Poetry, good poetry, is never easy to write.  When you combine the challenges of writing good poetry with the challenges of translation, the entire task becomes nearly impossible.  When you add to this the challenge of translation as a group effort–which nearly every Biblical translation is–well, the results are not surprising.  Translators want to make sure that readers understanding the meaning of the passage.  Poetry, at its best, hides meaning behind meaning behind words twisted and arranged.  Poetry seeks not simply to speak to your intellectual understanding, but to your heart, your soul.

Compare the psalms with the Pauline epistles.  Paul is not a fan of fluff.  He argues, compels, pleads, preaches, and prays.  Sometimes he quotes a popular hymn (Phil 2), but typically he writes in decently straightforward prose.  The Psalms offer no such solace.  They are written, likely, by a wide variety of authors over many centuries. Alter writes, “The dating of individual psalms has long been a region of treacherous scholarly quicksand. The one safe conclusion is that the writing of psalms was a persistent activity over many centuries. The Davidic authorship enshrined in Jewish and Christian tradition has no credible historical grounding.  It was a regular practice in the later biblical period to ascribe new texts to famous figures of the past.” (Psalms, page XV).

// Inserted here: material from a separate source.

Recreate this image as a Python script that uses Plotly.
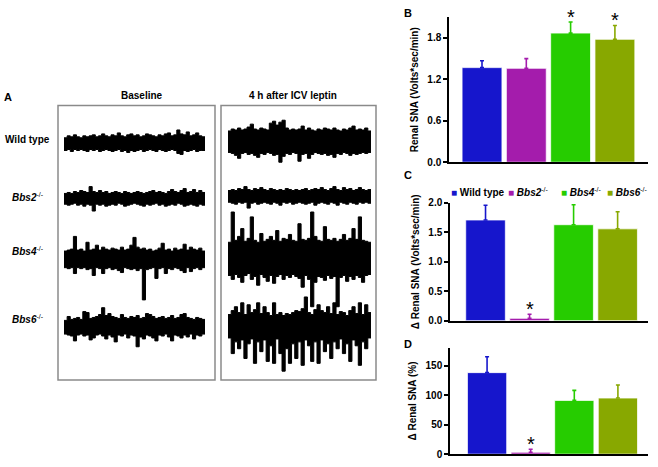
import plotly.graph_objects as go

W, H = 658, 467
FONT = "Liberation Sans, Arial, sans-serif"

# ---------------- data ----------------
groups = ["Wild type", "Bbs2-/-", "Bbs4-/-", "Bbs6-/-"]
group_labels = ["<b>Wild type</b>", "<b><i>Bbs2</i></b><sup>-/-</sup>",
                "<b><i>Bbs4</i></b><sup>-/-</sup>", "<b><i>Bbs6</i></b><sup>-/-</sup>"]
colors = ["#1616CC", "#A41CAC", "#26CC00", "#88A800"]

renal_sna = [1.37, 1.36, 1.87, 1.78]
renal_sna_err = [0.10, 0.14, 0.16, 0.20]
renal_sna_sig = [False, False, True, True]

d_renal_sna = [1.71, 0.04, 1.63, 1.56]
d_renal_sna_err = [0.25, 0.07, 0.34, 0.29]
d_renal_sna_sig = [False, True, False, False]

d_renal_pct = [138, 3.3, 91, 95]
d_renal_pct_err = [27, 5, 17, 22]
d_renal_pct_sig = [False, True, False, False]

ticks_B = [0.0, 0.6, 1.2, 1.8]
ticks_C = [0.0, 0.5, 1.0, 1.5, 2.0]
ticks_D = [0, 50, 100, 150]

conditions = ["Baseline", "4 h after ICV leptin"]

# nerve recording envelopes (upper / lower, arbitrary units)
base_upper = [
    [5,7,6,8,6,5,7,6,7,8,6,7,9,7,6,8,7,10,7,6,8,9,7,8,6,7,9,8,7,6,8,7,9,10,7,8,13,9,8,11,7,8,10,7,6],
    [5,6,5,7,6,8,7,6,12,7,6,8,6,7,5,6,7,6,5,7,6,5,6,7,6,5,6,7,8,6,7,6,5,7,9,7,6,8,10,6,7,9,6,8,6],
    [8,9,10,23,9,10,8,17,9,10,14,9,12,10,9,11,10,9,12,9,10,14,22,12,10,11,9,10,8,9,11,16,9,10,8,11,9,10,15,9,12,10,9,11,8],
    [6,10,7,8,9,7,15,14,8,9,10,12,19,11,13,10,9,8,12,9,8,10,9,11,8,9,13,12,10,8,9,10,8,9,11,8,9,12,13,9,8,7,9,8,7],
]
base_lower = [
    [-8,-7,-9,-7,-8,-7,-8,-9,-7,-8,-7,-9,-8,-7,-8,-9,-8,-7,-9,-8,-10,-8,-9,-8,-7,-9,-8,-7,-8,-9,-7,-8,-9,-8,-7,-8,-11,-12,-8,-9,-8,-7,-9,-8,-8],
    [-6,-7,-6,-5,-7,-6,-8,-6,-7,-13,-6,-7,-6,-8,-7,-6,-7,-5,-6,-8,-7,-6,-5,-6,-7,-8,-6,-7,-6,-5,-7,-6,-8,-7,-6,-7,-5,-6,-8,-7,-6,-7,-8,-6,-7],
    [-9,-10,-9,-15,-9,-10,-9,-11,-10,-17,-9,-10,-15,-10,-9,-11,-10,-12,-14,-9,-10,-11,-10,-12,-10,-42,-11,-10,-9,-20,-10,-9,-15,-10,-11,-9,-10,-12,-14,-9,-13,-10,-9,-11,-9],
    [-8,-9,-10,-15,-9,-8,-10,-9,-14,-12,-9,-8,-10,-13,-9,-11,-16,-9,-10,-8,-12,-9,-10,-21,-11,-13,-9,-10,-12,-15,-9,-10,-8,-11,-15,-9,-10,-12,-9,-11,-8,-13,-9,-10,-8],
]
lep_upper = [
    [11,13,12,14,12,13,15,18,13,12,14,13,12,19,21,17,20,22,14,12,13,12,13,16,12,14,12,11,13,12,14,13,12,14,12,11,13,12,14,16,12,13,12,14,11],
    [6,7,6,8,7,10,7,6,8,7,9,7,6,8,7,6,7,6,8,7,6,7,6,7,8,6,7,8,7,9,7,6,8,10,7,6,9,7,8,6,7,9,7,6,7],
    [16,47,18,22,30,17,20,42,18,16,25,17,19,22,18,28,17,20,19,24,18,17,35,19,18,20,47,22,18,17,32,19,18,20,17,19,24,18,20,30,19,42,18,17,16],
    [10,14,18,12,22,10,20,12,15,22,11,18,12,9,22,10,12,9,11,10,12,14,13,16,28,12,10,15,20,14,12,18,11,22,10,13,12,9,14,18,11,22,10,20,12],
]
lep_lower = [
    [-11,-12,-14,-17,-12,-11,-13,-12,-14,-16,-12,-13,-11,-12,-14,-13,-21,-15,-12,-13,-11,-12,-20,-13,-12,-17,-13,-11,-12,-13,-12,-14,-13,-16,-12,-13,-11,-12,-14,-12,-13,-12,-11,-12,-11],
    [-6,-7,-8,-6,-7,-6,-12,-7,-6,-8,-7,-6,-7,-8,-6,-7,-9,-6,-7,-6,-8,-7,-6,-7,-8,-7,-6,-9,-7,-6,-7,-8,-6,-7,-9,-6,-7,-8,-6,-7,-8,-6,-7,-6,-7],
    [-18,-22,-17,-20,-25,-18,-16,-22,-19,-28,-17,-20,-24,-18,-26,-19,-17,-22,-18,-20,-17,-19,-21,-30,-18,-22,-50,-25,-19,-20,-23,-18,-21,-19,-50,-20,-18,-24,-19,-22,-18,-20,-25,-18,-17],
    [-14,-30,-18,-25,-16,-35,-20,-15,-40,-18,-28,-16,-38,-22,-40,-15,-30,-48,-25,-40,-20,-35,-18,-42,-16,-22,-38,-18,-40,-16,-28,-20,-35,-18,-25,-15,-30,-20,-38,-16,-22,-42,-18,-25,-14],
]

# ---------------- helpers ----------------
def px(x):
    return x / W

def py(y):
    return 1 - y / H

fig = go.Figure()
layout = dict(
    width=W, height=H, margin=dict(l=0, r=0, t=0, b=0),
    paper_bgcolor="white", plot_bgcolor="rgba(0,0,0,0)",
    showlegend=False, font=dict(family=FONT, color="black", size=10),
)
annotations = []
shapes = []

# ---------------- bar panels ----------------
panels = [
    dict(vals=renal_sna, errs=renal_sna_err, sig=renal_sna_sig, ticks=ticks_B, fmt="{:.1f}",
         yr=[0, 2.1], ypx=(161, 12.5), xpx=(449, 648), xr=[-0.745, 3.747],
         title="Renal SNA (Volts*sec/min)", letter="B", letter_y=8),
    dict(vals=d_renal_sna, errs=d_renal_sna_err, sig=d_renal_sna_sig, ticks=ticks_C, fmt="{:.1f}",
         yr=[0, 2.0], ypx=(323.3, 202.7), xpx=(450, 648), xr=[-0.807, 3.69],
         title="\u0394 Renal SNA (Volts*sec/min)", letter="C", letter_y=174),
    dict(vals=d_renal_pct, errs=d_renal_pct_err, sig=d_renal_pct_sig, ticks=ticks_D, fmt="{:d}",
         yr=[0, 180], ypx=(460, 351.1), xpx=(450, 648), xr=[-0.85, 3.69],
         title="\u0394 Renal SNA (%)", letter="D", letter_y=347),
]

for k, p in enumerate(panels, start=1):
    xa = "x" if k == 1 else f"x{k}"
    ya = "y" if k == 1 else f"y{k}"
    for i, g in enumerate(groups):
        fig.add_trace(go.Bar(
            x=[i], y=[p["vals"][i]], width=0.9, name=g,
            marker=dict(color=colors[i], line=dict(color="rgba(255,255,255,0.75)", width=1)),
            error_y=dict(type="data", array=[p["errs"][i]], arrayminus=[0], symmetric=False,
                         color=colors[i], thickness=1.6, width=2),
            xaxis=xa, yaxis=ya, showlegend=False,
        ))
        if p["sig"][i]:
            annotations.append(dict(x=i, y=p["vals"][i] + p["errs"][i], xref=xa, yref=ya,
                                    text="*", showarrow=False, yanchor="bottom", yshift=-8,
                                    font=dict(size=20, color="black", family=FONT)))
    layout["xaxis" if k == 1 else f"xaxis{k}"] = dict(
        domain=[px(p["xpx"][0]), px(p["xpx"][1])], range=p["xr"], anchor=ya,
        showline=True, linecolor="black", linewidth=2, showticklabels=False,
        ticks="", showgrid=False, zeroline=False, fixedrange=True)
    layout["yaxis" if k == 1 else f"yaxis{k}"] = dict(
        domain=[py(p["ypx"][0]), py(p["ypx"][1])], range=p["yr"], anchor=xa,
        showline=True, linecolor="black", linewidth=1.5, ticks="outside", ticklen=4,
        tickwidth=1.5, tickcolor="black", tickvals=p["ticks"],
        ticktext=[p["fmt"].format(t) for t in p["ticks"]],
        tickfont=dict(family=FONT, size=10, color="black", weight="bold"),
        showgrid=False, zeroline=False, fixedrange=True,
        title=dict(text=p["title"], standoff=7,
                   font=dict(family=FONT, size=10, color="black", weight="bold")))
    annotations.append(dict(x=px(408), y=py(p["letter_y"]), xref="paper", yref="paper",
                            xanchor="center", yanchor="middle",
                            text=f"<b>{p['letter']}</b>", showarrow=False,
                            font=dict(size=11, family=FONT)))

# manual legend for panel C
legend_x = [449, 506, 559, 605]
for i, g in enumerate(groups):
    annotations.append(dict(
        x=px(legend_x[i]), y=py(192), xref="paper", yref="paper", xanchor="left",
        yanchor="middle",
        text=f'<span style="color:{colors[i]}">\u25A0</span> {group_labels[i]}',
        showarrow=False, font=dict(size=10, family=FONT, color="black")))

# ---------------- panel A: recordings ----------------
col_px = [(64, 205), (228, 371)]
row_center_px = [[141, 198, 260, 329], [140, 196, 259, 327]]
half = 55
envelopes = [(base_upper, base_lower), (lep_upper, lep_lower)]
ax_n = 4
for c in range(2):
    ups, lows = envelopes[c]
    for r in range(4):
        xa, ya = f"x{ax_n}", f"y{ax_n}"
        n = len(ups[r])
        xs = list(range(n + 1))
        up = ups[r] + [ups[r][-1]]
        lo = lows[r] + [lows[r][-1]]
        fig.add_trace(go.Scatter(x=xs, y=up, mode="lines",
                                 line=dict(color="black", width=1, shape="hv"),
                                 xaxis=xa, yaxis=ya, hoverinfo="skip"))
        fig.add_trace(go.Scatter(x=xs, y=lo, mode="lines",
                                 line=dict(color="black", width=1, shape="hv"),
                                 fill="tonexty", fillcolor="black",
                                 xaxis=xa, yaxis=ya, hoverinfo="skip"))
        cy = row_center_px[c][r]
        layout[f"xaxis{ax_n}"] = dict(domain=[px(col_px[c][0]), px(col_px[c][1])], range=[0, n],
                                      anchor=ya, visible=False, fixedrange=True)
        layout[f"yaxis{ax_n}"] = dict(domain=[py(cy + half), py(cy - half)], range=[-half, half],
                                      anchor=xa, visible=False, fixedrange=True)
        ax_n += 1

# boxes
for (x0, x1) in [(58, 215), (221, 376)]:
    shapes.append(dict(type="rect", xref="paper", yref="paper", x0=px(x0), x1=px(x1),
                       y0=py(384), y1=py(103), line=dict(color="#8a8a8a", width=1.5)))

annotations.append(dict(x=px(8), y=py(94), xref="paper", yref="paper", text="<b>A</b>",
                        xanchor="center", yanchor="middle",
                        showarrow=False, font=dict(size=11, family=FONT)))
for cx, t in zip([141.5, 292.5], conditions):
    annotations.append(dict(x=px(cx), y=py(93), xref="paper", yref="paper", text=f"<b>{t}</b>",
                            xanchor="center", yanchor="middle",
                            showarrow=False, font=dict(size=10, family=FONT)))
row_label_y = [138, 197, 252, 322]
for lab, yy in zip(group_labels, row_label_y):
    annotations.append(dict(x=px(27.5), y=py(yy), xref="paper", yref="paper", text=lab,
                            xanchor="center", yanchor="middle",
                            showarrow=False, font=dict(size=10, family=FONT)))

layout["annotations"] = annotations
layout["shapes"] = shapes
fig.update_layout(**layout)
fig.write_html("out.html", config={"displayModeBar": False},
               post_script="document.body.style.margin='0';")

This doesn’t mean the psalms aren’t ancient.  Some likely date to before the time of the monarchies, while others are likely as recent as the fourth or fifth century before Christ.  Imagine translating a group of “best of” poems ranging from the 12th century until today, with a wide variety of authors!  No simple task, to be sure, especially when every poet uses words and phrases a little bit differently.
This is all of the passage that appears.